- [Excerpted records]:
..............................
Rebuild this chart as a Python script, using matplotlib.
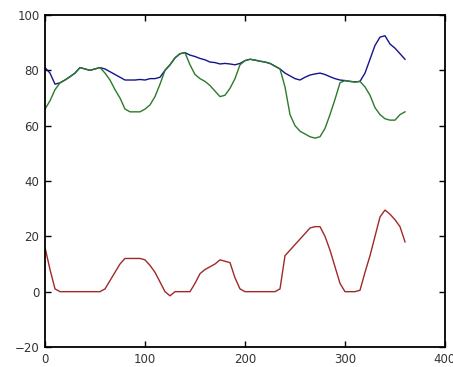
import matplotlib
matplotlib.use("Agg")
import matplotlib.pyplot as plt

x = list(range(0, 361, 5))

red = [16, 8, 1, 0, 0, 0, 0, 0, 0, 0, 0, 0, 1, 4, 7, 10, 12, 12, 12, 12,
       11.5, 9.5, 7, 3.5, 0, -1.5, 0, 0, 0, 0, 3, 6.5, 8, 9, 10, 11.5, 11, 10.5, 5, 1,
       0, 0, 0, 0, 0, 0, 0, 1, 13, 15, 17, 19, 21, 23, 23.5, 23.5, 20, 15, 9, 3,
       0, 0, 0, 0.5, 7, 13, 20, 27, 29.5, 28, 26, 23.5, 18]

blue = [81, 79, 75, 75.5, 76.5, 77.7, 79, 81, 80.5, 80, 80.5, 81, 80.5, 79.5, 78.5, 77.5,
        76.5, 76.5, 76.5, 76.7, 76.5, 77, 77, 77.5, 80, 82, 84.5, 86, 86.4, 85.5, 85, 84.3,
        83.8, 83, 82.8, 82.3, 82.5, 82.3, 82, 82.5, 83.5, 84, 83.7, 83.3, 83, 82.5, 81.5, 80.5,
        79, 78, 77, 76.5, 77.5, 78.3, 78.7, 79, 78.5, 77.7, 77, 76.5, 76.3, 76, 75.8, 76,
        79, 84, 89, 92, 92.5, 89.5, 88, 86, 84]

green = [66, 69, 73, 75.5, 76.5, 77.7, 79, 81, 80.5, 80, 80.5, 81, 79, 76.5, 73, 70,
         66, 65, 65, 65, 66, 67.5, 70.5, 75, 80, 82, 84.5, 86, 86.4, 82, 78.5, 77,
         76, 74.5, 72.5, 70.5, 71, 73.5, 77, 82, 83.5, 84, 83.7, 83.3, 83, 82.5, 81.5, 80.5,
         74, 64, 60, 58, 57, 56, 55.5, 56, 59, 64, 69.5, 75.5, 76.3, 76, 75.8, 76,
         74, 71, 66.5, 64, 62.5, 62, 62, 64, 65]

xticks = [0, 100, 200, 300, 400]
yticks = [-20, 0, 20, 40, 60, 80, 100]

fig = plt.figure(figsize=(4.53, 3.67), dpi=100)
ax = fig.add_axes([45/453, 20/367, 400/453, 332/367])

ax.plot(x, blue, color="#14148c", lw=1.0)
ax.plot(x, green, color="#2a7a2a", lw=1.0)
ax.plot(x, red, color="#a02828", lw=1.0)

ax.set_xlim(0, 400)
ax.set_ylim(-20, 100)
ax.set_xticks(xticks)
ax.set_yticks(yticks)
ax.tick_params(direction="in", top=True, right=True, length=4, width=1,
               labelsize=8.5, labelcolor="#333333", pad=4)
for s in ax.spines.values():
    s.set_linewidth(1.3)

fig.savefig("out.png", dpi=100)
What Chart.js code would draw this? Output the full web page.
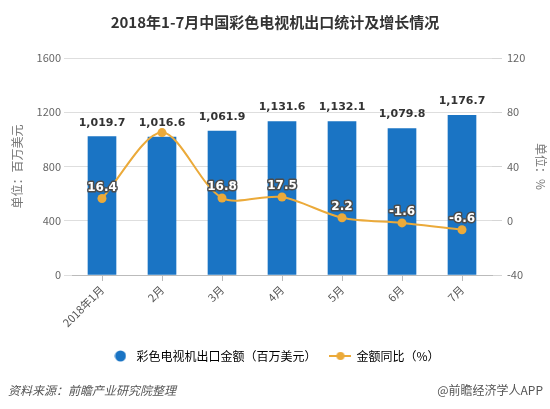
..............................
- [What the task requires]:
Without the pictures, return the entries exactly as they appear.

- [Solution to this task]:
Rebuild this chart as a Python script, using matplotlib.
import matplotlib
matplotlib.use("Agg")
import matplotlib.pyplot as plt

x = list(range(0, 361, 5))

red = [16, 8, 1, 0, 0, 0, 0, 0, 0, 0, 0, 0, 1, 4, 7, 10, 12, 12, 12, 12,
       11.5, 9.5, 7, 3.5, 0, -1.5, 0, 0, 0, 0, 3, 6.5, 8, 9, 10, 11.5, 11, 10.5, 5, 1,
       0, 0, 0, 0, 0, 0, 0, 1, 13, 15, 17, 19, 21, 23, 23.5, 23.5, 20, 15, 9, 3,
       0, 0, 0, 0.5, 7, 13, 20, 27, 29.5, 28, 26, 23.5, 18]

blue = [81, 79, 75, 75.5, 76.5, 77.7, 79, 81, 80.5, 80, 80.5, 81, 80.5, 79.5, 78.5, 77.5,
        76.5, 76.5, 76.5, 76.7, 76.5, 77, 77, 77.5, 80, 82, 84.5, 86, 86.4, 85.5, 85, 84.3,
        83.8, 83, 82.8, 82.3, 82.5, 82.3, 82, 82.5, 83.5, 84, 83.7, 83.3, 83, 82.5, 81.5, 80.5,
        79, 78, 77, 76.5, 77.5, 78.3, 78.7, 79, 78.5, 77.7, 77, 76.5, 76.3, 76, 75.8, 76,
        79, 84, 89, 92, 92.5, 89.5, 88, 86, 84]

green = [66, 69, 73, 75.5, 76.5, 77.7, 79, 81, 80.5, 80, 80.5, 81, 79, 76.5, 73, 70,
         66, 65, 65, 65, 66, 67.5, 70.5, 75, 80, 82, 84.5, 86, 86.4, 82, 78.5, 77,
         76, 74.5, 72.5, 70.5, 71, 73.5, 77, 82, 83.5, 84, 83.7, 83.3, 83, 82.5, 81.5, 80.5,
         74, 64, 60, 58, 57, 56, 55.5, 56, 59, 64, 69.5, 75.5, 76.3, 76, 75.8, 76,
         74, 71, 66.5, 64, 62.5, 62, 62, 64, 65]

xticks = [0, 100, 200, 300, 400]
yticks = [-20, 0, 20, 40, 60, 80, 100]

fig = plt.figure(figsize=(4.53, 3.67), dpi=100)
ax = fig.add_axes([45/453, 20/367, 400/453, 332/367])

ax.plot(x, blue, color="#14148c", lw=1.0)
ax.plot(x, green, color="#2a7a2a", lw=1.0)
ax.plot(x, red, color="#a02828", lw=1.0)

ax.set_xlim(0, 400)
ax.set_ylim(-20, 100)
ax.set_xticks(xticks)
ax.set_yticks(yticks)
ax.tick_params(direction="in", top=True, right=True, length=4, width=1,
               labelsize=8.5, labelcolor="#333333", pad=4)
for s in ax.spines.values():
    s.set_linewidth(1.3)

fig.savefig("out.png", dpi=100)
What Chart.js code would draw this? Output the full web page.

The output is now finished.